- [What you need to do]: Each line of the material must be repeated precisely, with the pictures left out.

- [Source data]:
####################
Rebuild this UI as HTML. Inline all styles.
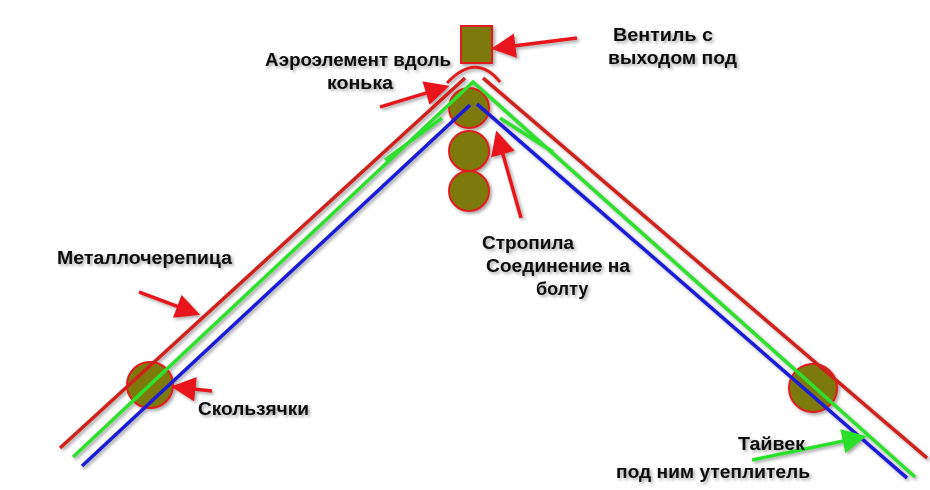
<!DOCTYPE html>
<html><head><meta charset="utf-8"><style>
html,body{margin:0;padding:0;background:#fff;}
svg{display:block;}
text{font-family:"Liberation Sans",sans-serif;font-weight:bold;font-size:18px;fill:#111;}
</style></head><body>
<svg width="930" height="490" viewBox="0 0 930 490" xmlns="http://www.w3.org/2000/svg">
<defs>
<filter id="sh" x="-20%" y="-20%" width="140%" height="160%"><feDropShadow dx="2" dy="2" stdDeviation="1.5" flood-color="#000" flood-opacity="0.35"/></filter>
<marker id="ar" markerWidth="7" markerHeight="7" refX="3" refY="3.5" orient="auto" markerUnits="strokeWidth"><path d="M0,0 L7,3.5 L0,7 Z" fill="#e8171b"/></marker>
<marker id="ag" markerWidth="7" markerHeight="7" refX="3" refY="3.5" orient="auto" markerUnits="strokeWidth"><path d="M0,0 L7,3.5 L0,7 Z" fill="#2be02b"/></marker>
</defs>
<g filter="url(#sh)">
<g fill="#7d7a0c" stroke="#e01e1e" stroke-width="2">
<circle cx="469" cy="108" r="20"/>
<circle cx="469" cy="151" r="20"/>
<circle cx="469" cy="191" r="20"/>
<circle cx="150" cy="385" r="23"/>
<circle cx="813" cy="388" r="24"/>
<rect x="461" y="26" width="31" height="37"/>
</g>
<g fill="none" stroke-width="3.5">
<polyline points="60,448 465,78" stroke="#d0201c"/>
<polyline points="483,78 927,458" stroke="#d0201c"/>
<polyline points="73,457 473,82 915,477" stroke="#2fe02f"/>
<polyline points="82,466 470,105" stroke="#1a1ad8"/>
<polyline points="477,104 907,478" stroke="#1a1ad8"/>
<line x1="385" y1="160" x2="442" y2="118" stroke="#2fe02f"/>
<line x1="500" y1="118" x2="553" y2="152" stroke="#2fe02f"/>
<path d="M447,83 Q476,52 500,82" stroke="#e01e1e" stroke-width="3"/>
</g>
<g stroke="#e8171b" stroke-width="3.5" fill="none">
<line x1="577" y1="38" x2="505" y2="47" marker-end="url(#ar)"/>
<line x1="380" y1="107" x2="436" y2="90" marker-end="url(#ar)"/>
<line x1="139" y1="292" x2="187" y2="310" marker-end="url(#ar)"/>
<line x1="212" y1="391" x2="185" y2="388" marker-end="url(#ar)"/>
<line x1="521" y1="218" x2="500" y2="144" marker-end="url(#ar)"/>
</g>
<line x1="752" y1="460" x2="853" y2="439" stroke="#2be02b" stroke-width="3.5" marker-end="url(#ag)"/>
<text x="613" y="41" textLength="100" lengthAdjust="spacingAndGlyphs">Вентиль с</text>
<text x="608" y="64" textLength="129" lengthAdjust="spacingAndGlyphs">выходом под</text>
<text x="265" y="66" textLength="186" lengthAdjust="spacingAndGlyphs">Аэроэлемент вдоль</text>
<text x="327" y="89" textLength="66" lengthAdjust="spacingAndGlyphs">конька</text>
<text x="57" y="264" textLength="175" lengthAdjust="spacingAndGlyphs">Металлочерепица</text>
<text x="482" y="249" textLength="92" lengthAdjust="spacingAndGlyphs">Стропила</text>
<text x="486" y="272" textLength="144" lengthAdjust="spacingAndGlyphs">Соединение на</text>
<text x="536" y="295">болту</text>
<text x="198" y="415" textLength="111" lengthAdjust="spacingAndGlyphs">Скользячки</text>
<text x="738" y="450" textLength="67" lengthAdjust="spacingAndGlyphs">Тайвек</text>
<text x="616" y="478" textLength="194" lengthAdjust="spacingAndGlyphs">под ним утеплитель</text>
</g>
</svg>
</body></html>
####################
- [Reply]:
Rebuild this UI as HTML. Inline all styles.
<!DOCTYPE html>
<html><head><meta charset="utf-8"><style>
html,body{margin:0;padding:0;background:#fff;}
svg{display:block;}
text{font-family:"Liberation Sans",sans-serif;font-weight:bold;font-size:18px;fill:#111;}
</style></head><body>
<svg width="930" height="490" viewBox="0 0 930 490" xmlns="http://www.w3.org/2000/svg">
<defs>
<filter id="sh" x="-20%" y="-20%" width="140%" height="160%"><feDropShadow dx="2" dy="2" stdDeviation="1.5" flood-color="#000" flood-opacity="0.35"/></filter>
<marker id="ar" markerWidth="7" markerHeight="7" refX="3" refY="3.5" orient="auto" markerUnits="strokeWidth"><path d="M0,0 L7,3.5 L0,7 Z" fill="#e8171b"/></marker>
<marker id="ag" markerWidth="7" markerHeight="7" refX="3" refY="3.5" orient="auto" markerUnits="strokeWidth"><path d="M0,0 L7,3.5 L0,7 Z" fill="#2be02b"/></marker>
</defs>
<g filter="url(#sh)">
<g fill="#7d7a0c" stroke="#e01e1e" stroke-width="2">
<circle cx="469" cy="108" r="20"/>
<circle cx="469" cy="151" r="20"/>
<circle cx="469" cy="191" r="20"/>
<circle cx="150" cy="385" r="23"/>
<circle cx="813" cy="388" r="24"/>
<rect x="461" y="26" width="31" height="37"/>
</g>
<g fill="none" stroke-width="3.5">
<polyline points="60,448 465,78" stroke="#d0201c"/>
<polyline points="483,78 927,458" stroke="#d0201c"/>
<polyline points="73,457 473,82 915,477" stroke="#2fe02f"/>
<polyline points="82,466 470,105" stroke="#1a1ad8"/>
<polyline points="477,104 907,478" stroke="#1a1ad8"/>
<line x1="385" y1="160" x2="442" y2="118" stroke="#2fe02f"/>
<line x1="500" y1="118" x2="553" y2="152" stroke="#2fe02f"/>
<path d="M447,83 Q476,52 500,82" stroke="#e01e1e" stroke-width="3"/>
</g>
<g stroke="#e8171b" stroke-width="3.5" fill="none">
<line x1="577" y1="38" x2="505" y2="47" marker-end="url(#ar)"/>
<line x1="380" y1="107" x2="436" y2="90" marker-end="url(#ar)"/>
<line x1="139" y1="292" x2="187" y2="310" marker-end="url(#ar)"/>
<line x1="212" y1="391" x2="185" y2="388" marker-end="url(#ar)"/>
<line x1="521" y1="218" x2="500" y2="144" marker-end="url(#ar)"/>
</g>
<line x1="752" y1="460" x2="853" y2="439" stroke="#2be02b" stroke-width="3.5" marker-end="url(#ag)"/>
<text x="613" y="41" textLength="100" lengthAdjust="spacingAndGlyphs">Вентиль с</text>
<text x="608" y="64" textLength="129" lengthAdjust="spacingAndGlyphs">выходом под</text>
<text x="265" y="66" textLength="186" lengthAdjust="spacingAndGlyphs">Аэроэлемент вдоль</text>
<text x="327" y="89" textLength="66" lengthAdjust="spacingAndGlyphs">конька</text>
<text x="57" y="264" textLength="175" lengthAdjust="spacingAndGlyphs">Металлочерепица</text>
<text x="482" y="249" textLength="92" lengthAdjust="spacingAndGlyphs">Стропила</text>
<text x="486" y="272" textLength="144" lengthAdjust="spacingAndGlyphs">Соединение на</text>
<text x="536" y="295">болту</text>
<text x="198" y="415" textLength="111" lengthAdjust="spacingAndGlyphs">Скользячки</text>
<text x="738" y="450" textLength="67" lengthAdjust="spacingAndGlyphs">Тайвек</text>
<text x="616" y="478" textLength="194" lengthAdjust="spacingAndGlyphs">под ним утеплитель</text>
</g>
</svg>
</body></html>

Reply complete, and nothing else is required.